We had a Belizean friend once who used to smuggle Belizeans into the United States by the busloads. He had a Belizean connection in a city in Texas across the border. So, once he got his busload(s) of Belizeans to the Mexican border on the southern side of the Rio Grande, he'd just phone his connection. She drove across the bridge into Mexico, and then ferried Belizeans into the U.S. trip by trip. If anyone on the American side stopped them, they were speaking American. What's the problem? From her home, the Belizeans went to the airport and took a flight to whatever city in which their relatives were waiting for them.
Our friend got busted in the late 1970s, mainly because weed trips from Belize had made American border immigration and Customs officials become conscious of Belize's existence.
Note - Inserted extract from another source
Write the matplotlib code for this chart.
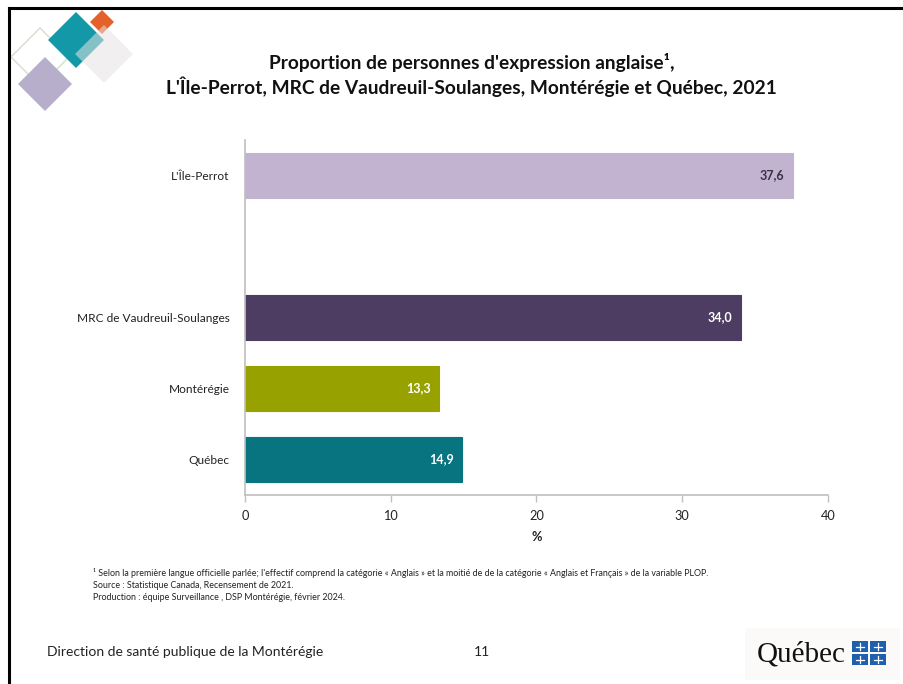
import numpy as np
import matplotlib
matplotlib.use("Agg")
import matplotlib.pyplot as plt
from matplotlib.patches import Polygon, Rectangle

plt.rcParams['font.family'] = ['Lato', 'DejaVu Sans']

# ---- data ----
categories = ["Québec", "Montérégie", "MRC de Vaudreuil-Soulanges", "", "L'Île-Perrot"]
values = [14.9, 13.3, 34.0, np.nan, 37.6]
bar_colors = ["#077480", "#97A200", "#4E3D62", "#FFFFFF", "#C2B3D0"]
label_colors = ["white", "white", "white", "white", "#3A3148"]
xticks = [0, 10, 20, 30, 40]

title = "Proportion de personnes d'expression anglaise¹,\nL'Île-Perrot, MRC de Vaudreuil-Soulanges, Montérégie et Québec, 2021"
footnotes = ["¹ Selon la première langue officielle parlée; l'effectif comprend la catégorie « Anglais » et la moitié de de la catégorie « Anglais et Français » de la variable PLOP.",
             "Source : Statistique Canada, Recensement de 2021.",
             "Production : équipe Surveillance , DSP Montérégie, février 2024."]
footer_left = "Direction de santé publique de la Montérégie"
page_num = "11"

W, H = 904, 684
fig = plt.figure(figsize=(W / 100, H / 100), dpi=100)
fig.patch.set_facecolor("white")

# ---- background overlay (decorations) ----
bg = fig.add_axes([0, 0, 1, 1])
bg.set_xlim(0, W)
bg.set_ylim(H, 0)
bg.axis("off")

def diamond(cx, cy, r, **kw):
    return Polygon([(cx - r, cy), (cx, cy - r), (cx + r, cy), (cx, cy + r)], closed=True, **kw)

bg.add_patch(diamond(40, 57, 29, facecolor="none", edgecolor="#DCE3D6", lw=1.2))
bg.add_patch(diamond(45, 84, 27, facecolor="#B7AECB", edgecolor="none"))
bg.add_patch(diamond(76, 40, 28, facecolor="#1298A6", edgecolor="none"))
bg.add_patch(diamond(102, 22, 12, facecolor="#E4622A", edgecolor="none"))
bg.add_patch(diamond(104, 54, 29, facecolor="#E6E3E3", edgecolor="none", alpha=0.55))

# slide border (top & left)
bg.plot([9, W], [8, 8], color="black", lw=2.2)
bg.plot([9, 9], [8, H], color="black", lw=2.2)

# footnotes
for i, t in enumerate(footnotes):
    bg.text(93, 573 + i * 12.5, t, fontsize=6.4, color="#222222", va="center", ha="left")

bg.text(47, 652, footer_left, fontsize=10, color="#222222", va="center", ha="left")
bg.text(474, 652, page_num, fontsize=10, color="#222222", va="center", ha="left")

# Québec logo
bg.add_patch(Rectangle((745, 628), 155, 52, facecolor="#FBFAF8", edgecolor="none"))
bg.text(757, 655, "Québec", fontsize=21, family="Liberation Serif", color="#111111",
        va="center", ha="left")
for (sx, sy) in [(852, 641), (870, 641), (852, 654), (870, 654)]:
    bg.add_patch(Rectangle((sx, sy), 16, 11, facecolor="#1F5FAE", edgecolor="none"))
    bg.plot([sx + 8, sx + 8], [sy + 2, sy + 9], color="white", lw=0.9)
    bg.plot([sx + 4, sx + 12], [sy + 5.5, sy + 5.5], color="white", lw=0.9)

# title
fig.text(0.522, 1 - 75 / H, title, ha="center", va="center", fontsize=13.8,
         fontweight="bold", color="#111111", linespacing=1.3)

# ---- main chart ----
ax = fig.add_axes([245 / W, 1 - 495 / H, (828 - 245) / W, (495 - 140) / H])
ypos = np.arange(len(categories))
ax.barh(ypos, values, height=0.62, color=bar_colors, edgecolor=bar_colors, lw=0.8)
for y, v, c in zip(ypos, values, label_colors):
    if np.isnan(v):
        continue
    ax.annotate(f"{v:.1f}".replace(".", ","), xy=(v, y), xytext=(-6, 0),
                textcoords="offset points", ha="right", va="center",
                fontsize=9, fontweight="bold", color=c)

ax.set_xlim(0, 40)
ax.set_ylim(-0.5, len(categories) - 0.5)
ax.set_xticks(xticks)
ax.set_xticklabels([str(t) for t in xticks], fontsize=9.2, color="#222222")
ax.set_yticks(ypos)
ax.set_yticklabels(categories, fontsize=8.6, color="#222222")
ax.tick_params(axis="y", length=0, pad=11)
ax.tick_params(axis="x", length=5, width=1, color="#BFBFBF", pad=6, direction="out")
ax.set_xlabel("%", fontsize=9.2, fontweight="bold", color="#222222", labelpad=6)
for s in ["top", "right"]:
    ax.spines[s].set_visible(False)
for s in ["left", "bottom"]:
    ax.spines[s].set_color("#BFBFBF")
    ax.spines[s].set_linewidth(1.2)
ax.set_facecolor("none")

fig.savefig("out.png", dpi=100, facecolor="white")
So then, in the first instance, Belize's proximity to America and our land bridge made it so that we Belizeans gained entry into the United States more easily than the nationals of any other Caribbean or Central American country. Then we began using our proximity and land bridge to move marijuana into the United States. This began to make more and faster money than human smuggling, especially when cocaine came on the scene. Drug trafficking created problems for our human smugglers, as we just illustrated.
Anyway, the point is that Belizeans were making so much money off our strategic location that we never really focused on our development potential. We didn't have to. For some time now, Belizean politicians and those connected to them have been making a lot of money because of Belize's strategic location. Once you reach Belize, and once you can obtain Belizean travel documents, no matter from which part of the world you come, you have a better shot of getting into the United States than from anywhere else on the planet. And the United States is still the largest market in the world. America is still planet earth's greatest land of opportunity. From all over the globe, people are dying to get into the United States. The trick is to make it to Belize. And so, the development potential of Belize remains secondary to our strategic location.
The fast money value of our strategic location lay in illegal possibilities: our own "through the back" movement, drug trafficking, and now international human smuggling. Because the latter two of these possibilities attracted the attention of American law enforcement, the rings involved with these activities targeted Belizean politicians in office for various forms of assistance and protection. Well, our ruling politicians, whether blue or red, have never been fools, and they quickly recognized opportunity when they saw it. From the 1970s, our ruling politicians have become more and more themselves involved with drug trafficking and human smuggling. They make so much money, they don't have time to pay attention to the business of developing Belize. What is worse, the gangster money involved with drug trafficking and human smuggling leads to our ruling politicians beginning to think and behave like gangsters themselves.
Belize's strategic location has now become a curse for the masses of the Belizean people. So much money is being made from drug trafficking and human smuggling that the traffickers and smugglers become excessively influential in our political circles, and then our politicians start to want to become gangsters themselves. The country has become lawless, and people get killed and "disappeared" all over the place. Belize, originally a haven for pirates, has become a den of gangsters. The people on this ground suffer, but at the top of the pyramid there is champagne and wine.
In closing, we'd like to paraphrase some famous words Porfirio Diaz used to describe Mexico a century ago. "Poor Belize, so far from God and so close to the United States."